* PROBLEM TO WORK ON:
Among the entries below, find the line with "What TikZ code", then quote it and each following line up to and including the line with "(0,0) rectangle (1200,988);", and nothing else.

### INPUT FOR THIS TASK

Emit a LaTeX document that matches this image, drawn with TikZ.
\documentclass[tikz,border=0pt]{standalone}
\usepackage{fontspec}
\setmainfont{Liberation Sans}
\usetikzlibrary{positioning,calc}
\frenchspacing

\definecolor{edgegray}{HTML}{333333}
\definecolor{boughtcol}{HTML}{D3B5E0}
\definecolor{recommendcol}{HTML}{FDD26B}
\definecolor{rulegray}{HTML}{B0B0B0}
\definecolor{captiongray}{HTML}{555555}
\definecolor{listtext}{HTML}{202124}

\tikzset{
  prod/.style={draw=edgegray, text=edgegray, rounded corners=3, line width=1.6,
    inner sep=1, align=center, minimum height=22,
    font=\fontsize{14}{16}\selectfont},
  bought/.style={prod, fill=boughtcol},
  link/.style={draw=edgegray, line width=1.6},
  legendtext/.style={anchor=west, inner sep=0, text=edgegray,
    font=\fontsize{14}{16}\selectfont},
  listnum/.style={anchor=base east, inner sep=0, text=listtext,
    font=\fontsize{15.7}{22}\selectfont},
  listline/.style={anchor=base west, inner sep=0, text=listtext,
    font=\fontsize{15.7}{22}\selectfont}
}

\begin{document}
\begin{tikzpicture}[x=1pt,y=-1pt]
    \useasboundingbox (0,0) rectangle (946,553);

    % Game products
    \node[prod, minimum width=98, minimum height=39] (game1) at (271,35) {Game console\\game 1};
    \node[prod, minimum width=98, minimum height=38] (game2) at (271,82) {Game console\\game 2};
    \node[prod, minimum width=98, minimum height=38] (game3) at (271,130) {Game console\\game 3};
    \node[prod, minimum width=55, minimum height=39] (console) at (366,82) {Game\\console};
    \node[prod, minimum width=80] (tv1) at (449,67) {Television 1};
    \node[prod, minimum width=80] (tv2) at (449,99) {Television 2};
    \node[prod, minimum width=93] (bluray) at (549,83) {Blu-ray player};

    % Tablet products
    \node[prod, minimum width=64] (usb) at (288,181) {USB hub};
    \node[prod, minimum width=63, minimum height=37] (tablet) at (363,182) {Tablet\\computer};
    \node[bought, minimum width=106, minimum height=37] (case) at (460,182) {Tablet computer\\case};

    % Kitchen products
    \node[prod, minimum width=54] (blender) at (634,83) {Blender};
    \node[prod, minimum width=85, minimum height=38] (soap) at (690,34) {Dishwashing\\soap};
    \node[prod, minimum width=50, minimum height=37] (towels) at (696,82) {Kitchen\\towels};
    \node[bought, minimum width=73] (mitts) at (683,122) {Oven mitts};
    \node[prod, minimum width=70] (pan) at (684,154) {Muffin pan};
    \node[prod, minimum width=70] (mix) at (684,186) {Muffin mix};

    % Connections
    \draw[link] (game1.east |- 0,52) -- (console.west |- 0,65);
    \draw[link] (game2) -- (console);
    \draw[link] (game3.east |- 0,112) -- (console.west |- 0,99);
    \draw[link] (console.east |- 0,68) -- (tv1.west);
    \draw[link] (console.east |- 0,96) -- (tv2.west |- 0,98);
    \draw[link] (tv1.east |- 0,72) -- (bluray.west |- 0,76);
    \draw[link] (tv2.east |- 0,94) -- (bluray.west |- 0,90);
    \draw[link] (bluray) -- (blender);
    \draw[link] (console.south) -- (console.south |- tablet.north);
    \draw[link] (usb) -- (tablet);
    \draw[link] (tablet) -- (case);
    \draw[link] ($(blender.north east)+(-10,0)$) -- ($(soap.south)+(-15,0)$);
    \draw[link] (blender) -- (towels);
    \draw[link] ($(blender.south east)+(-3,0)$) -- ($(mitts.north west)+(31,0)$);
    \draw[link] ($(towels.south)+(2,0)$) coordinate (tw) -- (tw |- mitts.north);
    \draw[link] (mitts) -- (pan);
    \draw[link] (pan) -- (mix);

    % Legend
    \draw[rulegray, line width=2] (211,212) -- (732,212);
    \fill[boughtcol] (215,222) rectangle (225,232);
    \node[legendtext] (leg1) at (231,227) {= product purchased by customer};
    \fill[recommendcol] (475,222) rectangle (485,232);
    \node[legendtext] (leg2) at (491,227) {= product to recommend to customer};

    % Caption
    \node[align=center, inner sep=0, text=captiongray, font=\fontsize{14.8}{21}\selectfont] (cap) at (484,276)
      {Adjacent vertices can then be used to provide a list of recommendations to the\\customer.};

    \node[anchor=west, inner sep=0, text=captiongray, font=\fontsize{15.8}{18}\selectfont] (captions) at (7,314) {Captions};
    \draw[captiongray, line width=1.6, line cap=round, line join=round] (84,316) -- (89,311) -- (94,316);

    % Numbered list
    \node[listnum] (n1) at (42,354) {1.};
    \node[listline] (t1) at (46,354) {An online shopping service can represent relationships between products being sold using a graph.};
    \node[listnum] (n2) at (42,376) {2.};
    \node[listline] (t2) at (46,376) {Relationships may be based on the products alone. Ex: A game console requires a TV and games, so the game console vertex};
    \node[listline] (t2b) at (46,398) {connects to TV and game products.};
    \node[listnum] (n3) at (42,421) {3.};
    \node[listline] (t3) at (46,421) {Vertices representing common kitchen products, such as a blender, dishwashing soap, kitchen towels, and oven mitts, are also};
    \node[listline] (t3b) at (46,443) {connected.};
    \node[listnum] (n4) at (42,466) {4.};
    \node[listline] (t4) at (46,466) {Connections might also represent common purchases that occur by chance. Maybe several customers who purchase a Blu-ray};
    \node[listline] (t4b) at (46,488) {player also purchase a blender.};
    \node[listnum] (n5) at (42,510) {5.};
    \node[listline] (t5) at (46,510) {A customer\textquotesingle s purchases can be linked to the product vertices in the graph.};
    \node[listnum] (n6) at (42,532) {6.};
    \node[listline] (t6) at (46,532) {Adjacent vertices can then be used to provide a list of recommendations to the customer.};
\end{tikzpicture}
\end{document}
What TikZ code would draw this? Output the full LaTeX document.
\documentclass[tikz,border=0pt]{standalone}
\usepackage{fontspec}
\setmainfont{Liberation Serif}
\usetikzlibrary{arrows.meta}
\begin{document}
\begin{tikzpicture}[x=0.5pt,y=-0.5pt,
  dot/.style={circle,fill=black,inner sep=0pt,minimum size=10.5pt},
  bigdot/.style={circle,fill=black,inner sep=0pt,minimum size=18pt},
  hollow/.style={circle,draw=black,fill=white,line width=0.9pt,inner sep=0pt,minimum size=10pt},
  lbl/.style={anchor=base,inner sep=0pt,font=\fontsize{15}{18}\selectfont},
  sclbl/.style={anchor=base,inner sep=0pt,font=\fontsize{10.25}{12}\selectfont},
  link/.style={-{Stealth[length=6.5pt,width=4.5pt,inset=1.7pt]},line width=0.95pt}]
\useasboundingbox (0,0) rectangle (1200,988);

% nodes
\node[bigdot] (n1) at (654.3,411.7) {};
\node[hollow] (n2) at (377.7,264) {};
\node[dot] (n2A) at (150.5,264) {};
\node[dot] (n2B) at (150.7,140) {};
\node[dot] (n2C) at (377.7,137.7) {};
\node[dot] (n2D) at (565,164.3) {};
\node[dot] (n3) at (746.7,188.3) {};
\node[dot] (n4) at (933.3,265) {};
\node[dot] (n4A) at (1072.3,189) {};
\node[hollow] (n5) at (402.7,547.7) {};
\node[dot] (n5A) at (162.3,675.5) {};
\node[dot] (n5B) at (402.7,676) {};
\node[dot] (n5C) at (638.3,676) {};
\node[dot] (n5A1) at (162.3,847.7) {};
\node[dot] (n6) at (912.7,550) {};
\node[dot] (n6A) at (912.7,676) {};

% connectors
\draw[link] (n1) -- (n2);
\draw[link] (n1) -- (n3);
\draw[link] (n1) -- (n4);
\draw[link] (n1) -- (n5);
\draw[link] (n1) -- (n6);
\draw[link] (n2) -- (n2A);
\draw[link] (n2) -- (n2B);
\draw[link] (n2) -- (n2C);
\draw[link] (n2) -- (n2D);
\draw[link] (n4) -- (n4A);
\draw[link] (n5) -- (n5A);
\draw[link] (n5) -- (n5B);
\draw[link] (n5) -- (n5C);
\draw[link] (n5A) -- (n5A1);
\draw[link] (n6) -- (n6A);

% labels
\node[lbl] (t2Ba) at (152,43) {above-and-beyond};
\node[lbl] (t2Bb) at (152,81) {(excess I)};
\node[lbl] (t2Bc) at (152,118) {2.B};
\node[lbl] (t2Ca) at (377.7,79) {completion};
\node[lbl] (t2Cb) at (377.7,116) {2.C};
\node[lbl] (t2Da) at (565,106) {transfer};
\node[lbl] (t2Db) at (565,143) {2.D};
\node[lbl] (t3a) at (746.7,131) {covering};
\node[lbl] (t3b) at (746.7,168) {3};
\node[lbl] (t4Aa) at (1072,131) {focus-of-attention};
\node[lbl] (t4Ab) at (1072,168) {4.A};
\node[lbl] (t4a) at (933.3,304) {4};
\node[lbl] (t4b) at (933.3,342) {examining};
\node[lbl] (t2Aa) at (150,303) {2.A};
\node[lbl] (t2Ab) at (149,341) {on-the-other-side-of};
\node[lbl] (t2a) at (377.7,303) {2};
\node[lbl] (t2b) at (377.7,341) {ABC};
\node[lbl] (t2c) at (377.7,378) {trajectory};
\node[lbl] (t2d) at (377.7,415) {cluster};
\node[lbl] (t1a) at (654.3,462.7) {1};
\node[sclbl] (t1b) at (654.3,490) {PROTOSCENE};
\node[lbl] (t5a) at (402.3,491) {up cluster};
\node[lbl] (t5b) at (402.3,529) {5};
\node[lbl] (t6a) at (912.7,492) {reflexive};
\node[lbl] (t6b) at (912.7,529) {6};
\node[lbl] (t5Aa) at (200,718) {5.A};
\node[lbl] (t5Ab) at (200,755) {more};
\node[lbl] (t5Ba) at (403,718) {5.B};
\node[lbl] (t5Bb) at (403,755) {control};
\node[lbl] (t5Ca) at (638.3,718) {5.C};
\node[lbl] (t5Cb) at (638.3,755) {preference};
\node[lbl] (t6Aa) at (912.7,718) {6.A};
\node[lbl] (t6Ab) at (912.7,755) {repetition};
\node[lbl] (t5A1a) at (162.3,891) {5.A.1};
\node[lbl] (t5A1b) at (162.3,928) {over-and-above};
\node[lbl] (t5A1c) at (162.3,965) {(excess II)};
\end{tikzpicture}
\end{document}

######

* RESULT BELOW:
What TikZ code would draw this? Output the full LaTeX document.
\documentclass[tikz,border=0pt]{standalone}
\usepackage{fontspec}
\setmainfont{Liberation Serif}
\usetikzlibrary{arrows.meta}
\begin{document}
\begin{tikzpicture}[x=0.5pt,y=-0.5pt,
  dot/.style={circle,fill=black,inner sep=0pt,minimum size=10.5pt},
  bigdot/.style={circle,fill=black,inner sep=0pt,minimum size=18pt},
  hollow/.style={circle,draw=black,fill=white,line width=0.9pt,inner sep=0pt,minimum size=10pt},
  lbl/.style={anchor=base,inner sep=0pt,font=\fontsize{15}{18}\selectfont},
  sclbl/.style={anchor=base,inner sep=0pt,font=\fontsize{10.25}{12}\selectfont},
  link/.style={-{Stealth[length=6.5pt,width=4.5pt,inset=1.7pt]},line width=0.95pt}]
\useasboundingbox (0,0) rectangle (1200,988);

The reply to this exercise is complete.